- _Directions for this task_
Please retype the records below exactly, from the first line through the line containing "109, 14, 5, 1]", and leave out any pictures.
□ □ □ □ □
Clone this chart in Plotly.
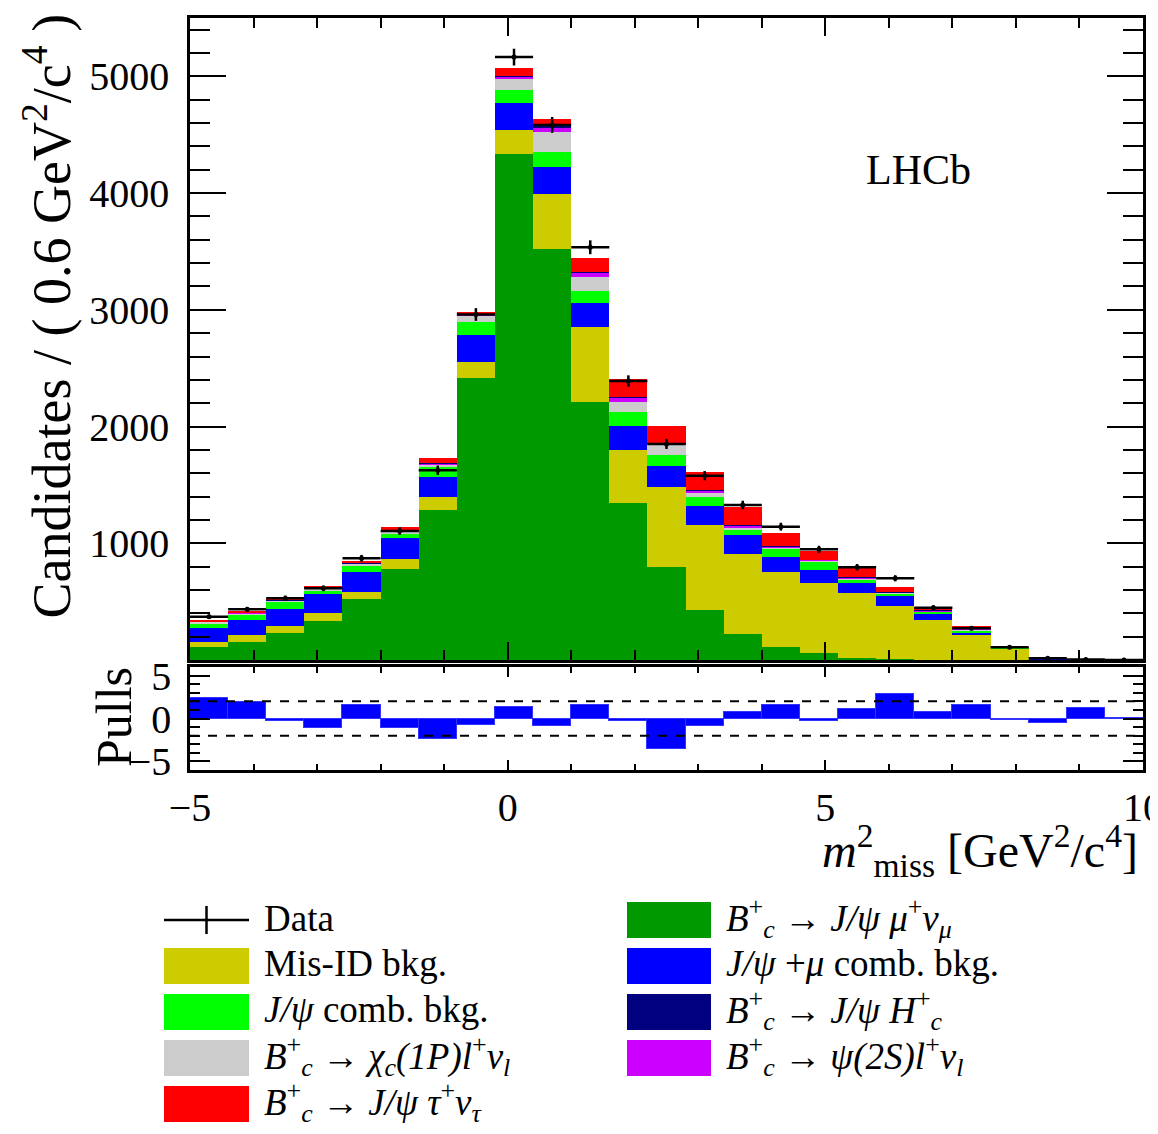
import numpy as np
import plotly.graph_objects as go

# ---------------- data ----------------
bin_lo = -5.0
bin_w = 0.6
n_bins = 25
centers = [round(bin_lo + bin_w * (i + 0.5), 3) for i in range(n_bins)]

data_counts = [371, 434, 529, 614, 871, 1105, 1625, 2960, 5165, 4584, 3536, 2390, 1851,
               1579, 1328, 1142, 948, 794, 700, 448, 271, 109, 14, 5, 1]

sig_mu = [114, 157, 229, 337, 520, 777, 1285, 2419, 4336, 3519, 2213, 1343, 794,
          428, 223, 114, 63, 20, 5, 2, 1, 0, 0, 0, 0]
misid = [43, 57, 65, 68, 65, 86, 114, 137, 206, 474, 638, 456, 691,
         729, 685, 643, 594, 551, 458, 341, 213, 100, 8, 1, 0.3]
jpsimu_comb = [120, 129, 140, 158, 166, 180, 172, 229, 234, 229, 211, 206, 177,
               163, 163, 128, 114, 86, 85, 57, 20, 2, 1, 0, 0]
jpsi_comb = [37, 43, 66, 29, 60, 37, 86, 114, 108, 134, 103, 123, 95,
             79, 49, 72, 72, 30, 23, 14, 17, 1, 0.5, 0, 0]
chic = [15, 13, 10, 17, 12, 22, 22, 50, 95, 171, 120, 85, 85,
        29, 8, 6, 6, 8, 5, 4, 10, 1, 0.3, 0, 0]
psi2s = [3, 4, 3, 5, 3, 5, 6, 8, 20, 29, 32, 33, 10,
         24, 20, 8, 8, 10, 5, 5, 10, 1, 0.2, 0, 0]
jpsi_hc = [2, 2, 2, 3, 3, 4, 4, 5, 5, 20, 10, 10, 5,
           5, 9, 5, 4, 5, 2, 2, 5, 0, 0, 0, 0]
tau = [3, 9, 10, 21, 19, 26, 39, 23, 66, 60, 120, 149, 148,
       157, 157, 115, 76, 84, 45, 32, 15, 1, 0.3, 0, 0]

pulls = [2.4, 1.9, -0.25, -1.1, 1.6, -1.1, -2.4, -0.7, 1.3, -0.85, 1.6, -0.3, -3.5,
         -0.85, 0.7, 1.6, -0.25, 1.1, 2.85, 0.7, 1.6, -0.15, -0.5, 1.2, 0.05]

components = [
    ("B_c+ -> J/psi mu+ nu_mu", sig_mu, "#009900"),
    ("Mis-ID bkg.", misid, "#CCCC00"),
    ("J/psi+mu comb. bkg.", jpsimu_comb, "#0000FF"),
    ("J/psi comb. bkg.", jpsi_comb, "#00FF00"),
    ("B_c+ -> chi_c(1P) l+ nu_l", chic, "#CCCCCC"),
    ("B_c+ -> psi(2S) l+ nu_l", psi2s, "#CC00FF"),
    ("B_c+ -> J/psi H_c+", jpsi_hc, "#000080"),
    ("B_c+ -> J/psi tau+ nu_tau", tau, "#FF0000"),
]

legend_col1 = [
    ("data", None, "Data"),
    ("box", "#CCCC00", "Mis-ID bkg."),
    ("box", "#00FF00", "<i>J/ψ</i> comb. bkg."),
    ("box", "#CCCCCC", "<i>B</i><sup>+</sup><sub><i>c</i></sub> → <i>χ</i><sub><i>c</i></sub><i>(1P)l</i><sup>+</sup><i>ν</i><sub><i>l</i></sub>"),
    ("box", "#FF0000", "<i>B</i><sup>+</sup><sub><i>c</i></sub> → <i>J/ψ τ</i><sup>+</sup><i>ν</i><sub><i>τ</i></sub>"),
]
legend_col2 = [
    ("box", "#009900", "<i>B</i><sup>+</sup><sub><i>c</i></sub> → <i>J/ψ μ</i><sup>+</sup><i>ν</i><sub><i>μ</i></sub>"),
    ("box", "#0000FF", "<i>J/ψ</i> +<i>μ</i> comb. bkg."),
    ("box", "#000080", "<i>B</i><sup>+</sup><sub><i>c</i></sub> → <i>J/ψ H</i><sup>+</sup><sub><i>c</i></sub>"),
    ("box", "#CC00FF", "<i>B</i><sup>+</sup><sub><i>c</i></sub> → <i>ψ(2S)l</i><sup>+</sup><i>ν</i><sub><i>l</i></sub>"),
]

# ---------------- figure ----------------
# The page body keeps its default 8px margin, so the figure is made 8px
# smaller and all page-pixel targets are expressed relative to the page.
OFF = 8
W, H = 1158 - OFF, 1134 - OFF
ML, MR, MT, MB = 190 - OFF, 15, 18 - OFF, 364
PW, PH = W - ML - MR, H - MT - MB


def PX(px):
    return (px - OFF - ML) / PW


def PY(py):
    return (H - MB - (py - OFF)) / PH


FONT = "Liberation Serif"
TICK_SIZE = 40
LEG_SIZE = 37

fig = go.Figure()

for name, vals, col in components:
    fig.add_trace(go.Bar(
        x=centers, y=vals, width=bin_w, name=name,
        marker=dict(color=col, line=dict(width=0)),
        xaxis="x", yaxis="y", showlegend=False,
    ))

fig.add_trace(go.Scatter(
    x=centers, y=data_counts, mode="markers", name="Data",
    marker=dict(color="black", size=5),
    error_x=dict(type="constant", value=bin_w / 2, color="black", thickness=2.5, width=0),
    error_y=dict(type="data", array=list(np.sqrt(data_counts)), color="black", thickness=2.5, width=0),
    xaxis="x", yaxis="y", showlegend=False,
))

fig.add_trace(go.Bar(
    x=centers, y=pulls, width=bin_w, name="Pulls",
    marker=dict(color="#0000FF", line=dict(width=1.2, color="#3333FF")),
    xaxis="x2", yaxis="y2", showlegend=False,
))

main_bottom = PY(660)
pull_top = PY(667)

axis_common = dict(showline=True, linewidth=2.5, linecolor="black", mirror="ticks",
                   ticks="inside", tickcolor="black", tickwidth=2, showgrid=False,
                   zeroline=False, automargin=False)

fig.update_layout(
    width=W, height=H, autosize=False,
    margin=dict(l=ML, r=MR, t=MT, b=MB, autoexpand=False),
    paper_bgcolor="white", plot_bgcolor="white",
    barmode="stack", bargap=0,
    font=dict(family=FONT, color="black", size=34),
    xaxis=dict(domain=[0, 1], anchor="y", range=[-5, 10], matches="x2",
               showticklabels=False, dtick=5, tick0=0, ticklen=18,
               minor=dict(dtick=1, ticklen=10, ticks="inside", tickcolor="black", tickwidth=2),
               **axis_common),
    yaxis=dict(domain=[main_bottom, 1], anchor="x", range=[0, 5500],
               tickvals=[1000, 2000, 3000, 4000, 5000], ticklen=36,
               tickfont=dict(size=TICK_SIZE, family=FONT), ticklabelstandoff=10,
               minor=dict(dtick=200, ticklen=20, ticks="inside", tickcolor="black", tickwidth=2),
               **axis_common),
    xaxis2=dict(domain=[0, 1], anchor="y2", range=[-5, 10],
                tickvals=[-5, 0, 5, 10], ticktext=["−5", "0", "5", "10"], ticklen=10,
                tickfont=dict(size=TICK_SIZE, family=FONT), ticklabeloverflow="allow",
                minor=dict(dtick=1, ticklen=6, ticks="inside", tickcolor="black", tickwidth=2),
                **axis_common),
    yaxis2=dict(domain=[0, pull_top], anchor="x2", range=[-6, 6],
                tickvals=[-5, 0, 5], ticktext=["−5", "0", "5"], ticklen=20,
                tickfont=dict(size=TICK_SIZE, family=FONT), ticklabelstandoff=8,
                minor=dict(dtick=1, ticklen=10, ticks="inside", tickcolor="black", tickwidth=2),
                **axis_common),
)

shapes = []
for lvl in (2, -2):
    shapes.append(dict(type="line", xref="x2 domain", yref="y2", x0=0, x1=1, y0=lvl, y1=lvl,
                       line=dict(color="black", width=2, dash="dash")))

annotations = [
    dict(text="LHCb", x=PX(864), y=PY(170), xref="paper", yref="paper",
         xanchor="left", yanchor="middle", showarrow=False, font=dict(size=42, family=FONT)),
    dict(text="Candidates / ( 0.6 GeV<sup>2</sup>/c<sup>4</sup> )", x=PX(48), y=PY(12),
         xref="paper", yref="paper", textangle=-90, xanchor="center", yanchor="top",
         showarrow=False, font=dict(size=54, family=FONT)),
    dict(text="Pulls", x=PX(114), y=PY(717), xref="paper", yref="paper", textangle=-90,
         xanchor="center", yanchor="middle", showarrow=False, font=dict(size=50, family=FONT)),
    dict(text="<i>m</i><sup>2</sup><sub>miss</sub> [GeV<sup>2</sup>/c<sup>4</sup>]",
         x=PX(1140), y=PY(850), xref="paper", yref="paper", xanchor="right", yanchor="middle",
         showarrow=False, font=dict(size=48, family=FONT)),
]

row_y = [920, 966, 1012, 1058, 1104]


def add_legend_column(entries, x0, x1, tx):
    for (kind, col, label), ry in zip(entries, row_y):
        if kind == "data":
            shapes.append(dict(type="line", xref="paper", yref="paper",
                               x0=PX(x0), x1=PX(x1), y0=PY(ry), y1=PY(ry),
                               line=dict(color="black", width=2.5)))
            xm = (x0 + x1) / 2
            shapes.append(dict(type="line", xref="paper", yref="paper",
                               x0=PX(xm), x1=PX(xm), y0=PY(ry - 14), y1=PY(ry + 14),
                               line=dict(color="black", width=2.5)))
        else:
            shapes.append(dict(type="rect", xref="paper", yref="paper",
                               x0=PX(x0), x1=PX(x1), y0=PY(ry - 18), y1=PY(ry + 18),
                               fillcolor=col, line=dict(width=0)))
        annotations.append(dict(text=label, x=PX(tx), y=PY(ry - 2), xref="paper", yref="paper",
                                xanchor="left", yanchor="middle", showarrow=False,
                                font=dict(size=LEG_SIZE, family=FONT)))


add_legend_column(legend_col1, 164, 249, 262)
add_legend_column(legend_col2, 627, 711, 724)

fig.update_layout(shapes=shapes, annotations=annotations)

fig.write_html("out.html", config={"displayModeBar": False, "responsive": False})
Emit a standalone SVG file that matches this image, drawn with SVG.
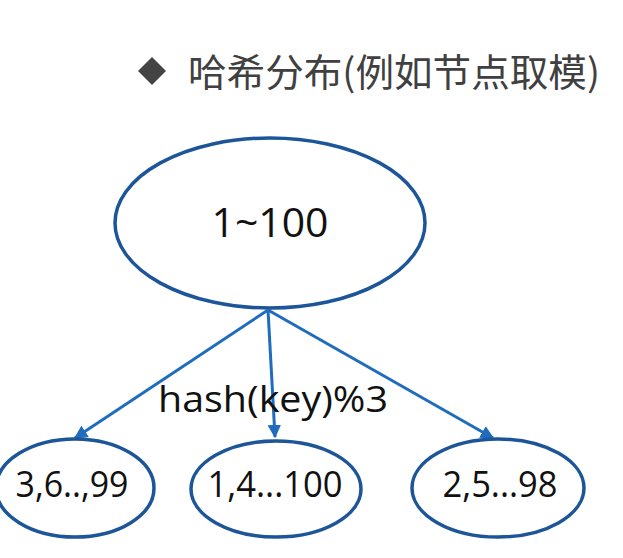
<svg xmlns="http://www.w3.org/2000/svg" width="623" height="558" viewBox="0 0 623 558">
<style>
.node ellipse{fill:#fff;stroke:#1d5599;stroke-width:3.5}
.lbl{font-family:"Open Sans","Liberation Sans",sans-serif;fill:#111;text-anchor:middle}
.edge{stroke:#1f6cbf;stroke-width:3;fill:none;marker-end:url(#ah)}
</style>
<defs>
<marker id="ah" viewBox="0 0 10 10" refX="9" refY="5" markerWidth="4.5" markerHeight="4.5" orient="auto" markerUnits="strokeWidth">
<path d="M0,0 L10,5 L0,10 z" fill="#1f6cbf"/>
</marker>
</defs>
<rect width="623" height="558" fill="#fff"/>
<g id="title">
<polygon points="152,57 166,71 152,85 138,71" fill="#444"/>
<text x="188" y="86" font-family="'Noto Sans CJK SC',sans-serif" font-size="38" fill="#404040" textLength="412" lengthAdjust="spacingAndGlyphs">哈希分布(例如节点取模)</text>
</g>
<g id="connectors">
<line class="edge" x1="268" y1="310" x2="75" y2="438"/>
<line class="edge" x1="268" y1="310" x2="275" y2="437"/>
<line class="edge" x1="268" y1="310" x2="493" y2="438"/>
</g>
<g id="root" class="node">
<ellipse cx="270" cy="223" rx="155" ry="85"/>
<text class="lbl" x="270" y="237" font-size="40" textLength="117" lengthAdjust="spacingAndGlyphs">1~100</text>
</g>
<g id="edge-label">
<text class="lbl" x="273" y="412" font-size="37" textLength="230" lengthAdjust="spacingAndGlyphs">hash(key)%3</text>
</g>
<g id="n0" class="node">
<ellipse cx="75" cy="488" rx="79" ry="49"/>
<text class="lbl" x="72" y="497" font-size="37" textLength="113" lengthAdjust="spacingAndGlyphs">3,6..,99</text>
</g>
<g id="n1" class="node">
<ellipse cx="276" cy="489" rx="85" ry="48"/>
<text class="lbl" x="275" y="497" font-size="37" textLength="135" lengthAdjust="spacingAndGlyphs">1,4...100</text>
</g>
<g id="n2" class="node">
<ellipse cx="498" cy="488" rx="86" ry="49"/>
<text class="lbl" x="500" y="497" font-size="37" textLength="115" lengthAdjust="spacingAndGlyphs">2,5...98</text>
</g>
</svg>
□ □ □ □ □
- _Exercise output_
Clone this chart in Plotly.
import numpy as np
import plotly.graph_objects as go

# ---------------- data ----------------
bin_lo = -5.0
bin_w = 0.6
n_bins = 25
centers = [round(bin_lo + bin_w * (i + 0.5), 3) for i in range(n_bins)]

data_counts = [371, 434, 529, 614, 871, 1105, 1625, 2960, 5165, 4584, 3536, 2390, 1851,
               1579, 1328, 1142, 948, 794, 700, 448, 271, 109, 14, 5, 1]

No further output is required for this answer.